* _Task goal_: Answer with one number: how many lines hold "this".

* _Information given_:
--
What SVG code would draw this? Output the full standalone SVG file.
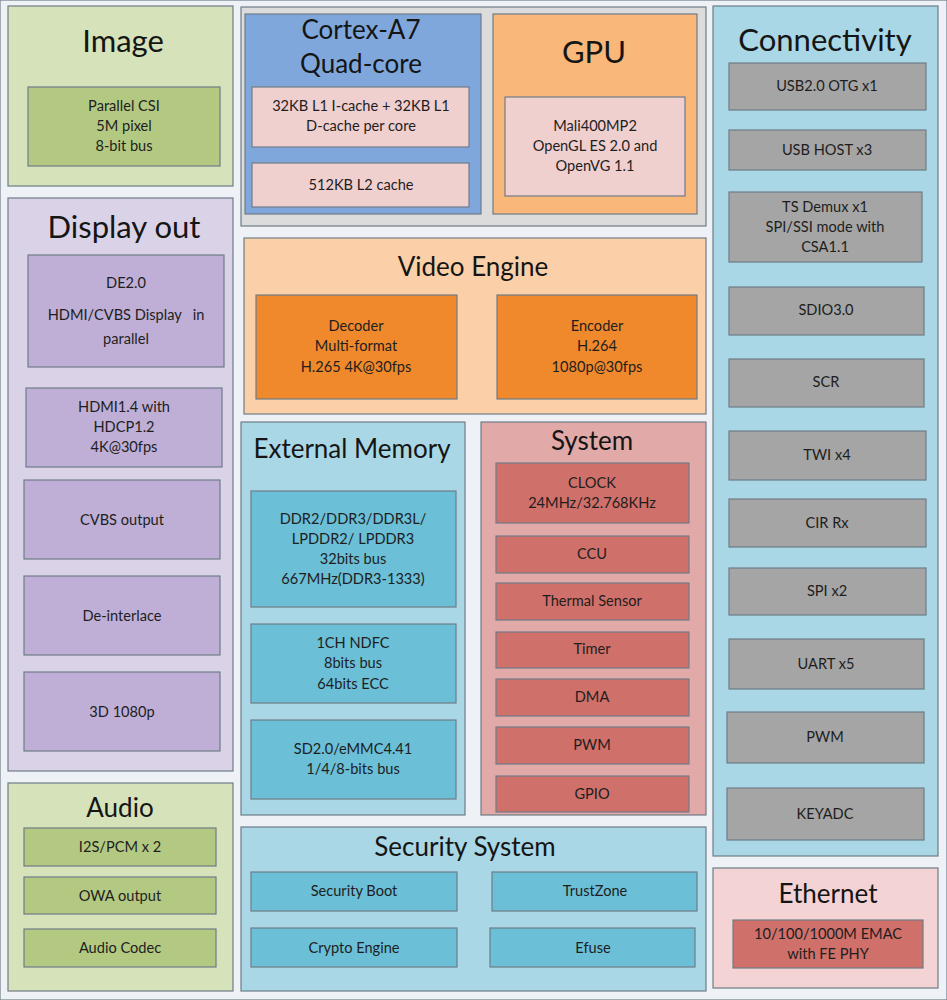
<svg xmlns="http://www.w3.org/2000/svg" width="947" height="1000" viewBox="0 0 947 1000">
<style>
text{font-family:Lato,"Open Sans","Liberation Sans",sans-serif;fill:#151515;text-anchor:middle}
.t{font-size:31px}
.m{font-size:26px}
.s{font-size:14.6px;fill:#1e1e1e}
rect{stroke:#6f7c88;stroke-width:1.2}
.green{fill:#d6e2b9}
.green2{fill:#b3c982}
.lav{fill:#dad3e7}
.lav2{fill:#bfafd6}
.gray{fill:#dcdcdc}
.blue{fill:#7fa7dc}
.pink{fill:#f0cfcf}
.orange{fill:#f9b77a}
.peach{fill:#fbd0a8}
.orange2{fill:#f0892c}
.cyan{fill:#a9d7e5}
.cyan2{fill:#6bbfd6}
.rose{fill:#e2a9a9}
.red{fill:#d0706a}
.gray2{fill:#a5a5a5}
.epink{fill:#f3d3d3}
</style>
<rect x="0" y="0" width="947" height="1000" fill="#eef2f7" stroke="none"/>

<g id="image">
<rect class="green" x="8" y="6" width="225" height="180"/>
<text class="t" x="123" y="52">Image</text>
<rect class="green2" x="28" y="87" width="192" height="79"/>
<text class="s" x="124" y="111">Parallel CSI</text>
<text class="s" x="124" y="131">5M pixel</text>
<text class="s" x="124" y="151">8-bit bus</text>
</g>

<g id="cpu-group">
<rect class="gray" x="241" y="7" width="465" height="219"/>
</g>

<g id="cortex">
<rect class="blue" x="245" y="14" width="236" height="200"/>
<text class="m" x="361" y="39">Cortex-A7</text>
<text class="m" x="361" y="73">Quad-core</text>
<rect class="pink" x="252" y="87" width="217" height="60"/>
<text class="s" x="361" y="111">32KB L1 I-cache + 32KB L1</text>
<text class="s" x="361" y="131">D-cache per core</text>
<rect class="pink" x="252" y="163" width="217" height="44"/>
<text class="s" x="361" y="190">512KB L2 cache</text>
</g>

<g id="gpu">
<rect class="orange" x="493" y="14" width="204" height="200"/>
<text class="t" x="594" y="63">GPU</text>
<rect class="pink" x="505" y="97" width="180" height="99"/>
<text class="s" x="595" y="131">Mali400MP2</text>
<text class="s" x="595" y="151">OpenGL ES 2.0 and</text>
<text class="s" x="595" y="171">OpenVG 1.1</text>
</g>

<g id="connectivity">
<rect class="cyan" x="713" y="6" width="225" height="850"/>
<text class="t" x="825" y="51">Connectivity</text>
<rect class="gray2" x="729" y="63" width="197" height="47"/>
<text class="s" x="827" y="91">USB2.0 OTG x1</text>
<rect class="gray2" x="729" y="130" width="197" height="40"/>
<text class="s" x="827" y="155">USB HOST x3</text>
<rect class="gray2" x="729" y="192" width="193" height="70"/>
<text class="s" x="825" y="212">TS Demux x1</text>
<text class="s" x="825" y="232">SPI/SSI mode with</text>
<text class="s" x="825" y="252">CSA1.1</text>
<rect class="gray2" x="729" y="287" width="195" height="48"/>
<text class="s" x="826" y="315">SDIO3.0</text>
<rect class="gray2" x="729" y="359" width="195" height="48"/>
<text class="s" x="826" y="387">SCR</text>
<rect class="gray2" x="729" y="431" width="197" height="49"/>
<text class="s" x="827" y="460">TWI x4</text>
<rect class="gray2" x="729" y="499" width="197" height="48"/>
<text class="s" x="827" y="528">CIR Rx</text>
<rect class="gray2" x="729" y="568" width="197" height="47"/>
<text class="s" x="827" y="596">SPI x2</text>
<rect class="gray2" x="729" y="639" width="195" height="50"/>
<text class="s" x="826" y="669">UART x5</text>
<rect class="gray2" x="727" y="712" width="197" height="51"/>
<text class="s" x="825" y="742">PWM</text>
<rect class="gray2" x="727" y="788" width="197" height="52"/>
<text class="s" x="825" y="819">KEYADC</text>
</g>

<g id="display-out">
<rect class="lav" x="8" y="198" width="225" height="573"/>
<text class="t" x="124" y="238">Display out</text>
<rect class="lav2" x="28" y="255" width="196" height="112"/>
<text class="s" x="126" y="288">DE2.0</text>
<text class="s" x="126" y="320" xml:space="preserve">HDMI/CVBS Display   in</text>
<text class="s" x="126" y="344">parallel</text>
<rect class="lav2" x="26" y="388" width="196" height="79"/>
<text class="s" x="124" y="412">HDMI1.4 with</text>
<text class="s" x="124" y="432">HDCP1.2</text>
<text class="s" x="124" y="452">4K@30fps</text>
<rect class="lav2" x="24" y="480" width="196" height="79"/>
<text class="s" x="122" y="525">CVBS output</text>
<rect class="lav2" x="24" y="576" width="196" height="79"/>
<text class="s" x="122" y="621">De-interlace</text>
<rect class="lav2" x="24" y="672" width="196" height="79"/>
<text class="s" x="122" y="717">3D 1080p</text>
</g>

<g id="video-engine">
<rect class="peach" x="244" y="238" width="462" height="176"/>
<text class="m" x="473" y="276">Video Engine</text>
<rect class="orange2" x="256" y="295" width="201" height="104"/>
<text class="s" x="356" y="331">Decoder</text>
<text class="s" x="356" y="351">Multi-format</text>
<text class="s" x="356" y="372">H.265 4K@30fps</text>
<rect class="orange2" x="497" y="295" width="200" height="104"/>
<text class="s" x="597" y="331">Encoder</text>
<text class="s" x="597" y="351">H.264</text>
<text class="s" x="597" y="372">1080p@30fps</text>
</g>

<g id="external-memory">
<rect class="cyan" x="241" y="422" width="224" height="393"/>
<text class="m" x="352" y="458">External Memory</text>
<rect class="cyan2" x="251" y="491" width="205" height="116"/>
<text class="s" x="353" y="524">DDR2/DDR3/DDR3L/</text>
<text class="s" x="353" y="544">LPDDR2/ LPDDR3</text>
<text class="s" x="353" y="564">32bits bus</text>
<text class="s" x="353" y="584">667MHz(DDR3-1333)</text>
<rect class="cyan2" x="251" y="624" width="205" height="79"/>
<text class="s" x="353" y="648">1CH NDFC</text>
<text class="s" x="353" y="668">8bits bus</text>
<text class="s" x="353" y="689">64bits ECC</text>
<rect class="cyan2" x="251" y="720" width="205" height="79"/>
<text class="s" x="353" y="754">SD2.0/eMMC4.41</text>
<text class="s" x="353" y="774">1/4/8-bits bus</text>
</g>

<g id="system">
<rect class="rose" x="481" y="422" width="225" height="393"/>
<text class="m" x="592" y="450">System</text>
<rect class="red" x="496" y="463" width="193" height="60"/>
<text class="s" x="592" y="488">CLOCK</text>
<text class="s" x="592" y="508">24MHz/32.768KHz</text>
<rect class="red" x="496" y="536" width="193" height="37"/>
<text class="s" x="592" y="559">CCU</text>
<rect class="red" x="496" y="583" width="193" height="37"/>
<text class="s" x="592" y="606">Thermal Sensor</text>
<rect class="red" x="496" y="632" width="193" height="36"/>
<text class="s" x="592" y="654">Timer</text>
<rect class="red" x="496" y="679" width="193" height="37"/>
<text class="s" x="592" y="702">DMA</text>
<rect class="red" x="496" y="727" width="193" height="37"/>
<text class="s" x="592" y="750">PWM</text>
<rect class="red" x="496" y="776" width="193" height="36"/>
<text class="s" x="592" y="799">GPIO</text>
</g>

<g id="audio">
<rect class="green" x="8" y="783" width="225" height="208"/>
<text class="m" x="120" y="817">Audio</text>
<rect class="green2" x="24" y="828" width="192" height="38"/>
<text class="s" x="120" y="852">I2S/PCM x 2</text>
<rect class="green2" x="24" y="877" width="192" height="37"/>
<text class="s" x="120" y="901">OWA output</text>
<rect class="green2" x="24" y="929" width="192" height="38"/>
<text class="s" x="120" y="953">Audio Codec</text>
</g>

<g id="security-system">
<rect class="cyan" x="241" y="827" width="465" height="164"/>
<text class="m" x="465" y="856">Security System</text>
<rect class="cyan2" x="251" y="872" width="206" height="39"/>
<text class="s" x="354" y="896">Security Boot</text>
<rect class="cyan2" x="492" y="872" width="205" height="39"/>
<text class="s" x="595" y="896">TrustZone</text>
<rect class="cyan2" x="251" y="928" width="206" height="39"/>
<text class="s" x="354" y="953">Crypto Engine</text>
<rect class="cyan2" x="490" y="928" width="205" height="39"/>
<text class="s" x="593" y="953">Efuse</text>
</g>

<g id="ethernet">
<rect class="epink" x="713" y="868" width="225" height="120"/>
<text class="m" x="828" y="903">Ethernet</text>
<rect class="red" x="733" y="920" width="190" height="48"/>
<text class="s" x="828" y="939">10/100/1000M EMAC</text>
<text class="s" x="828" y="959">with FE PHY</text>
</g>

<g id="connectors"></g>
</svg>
--
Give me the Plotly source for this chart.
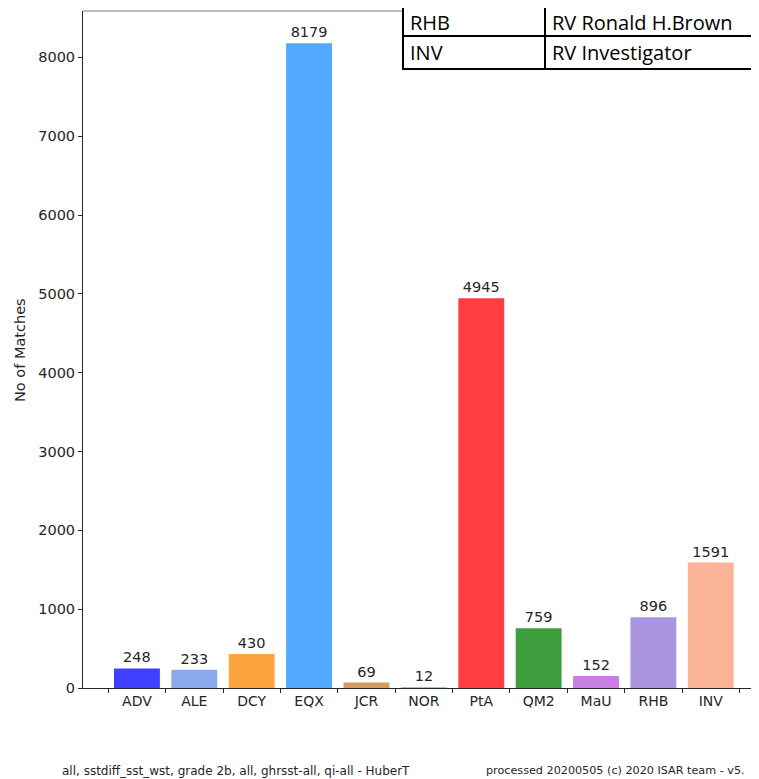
--
* _Answer in full_: 2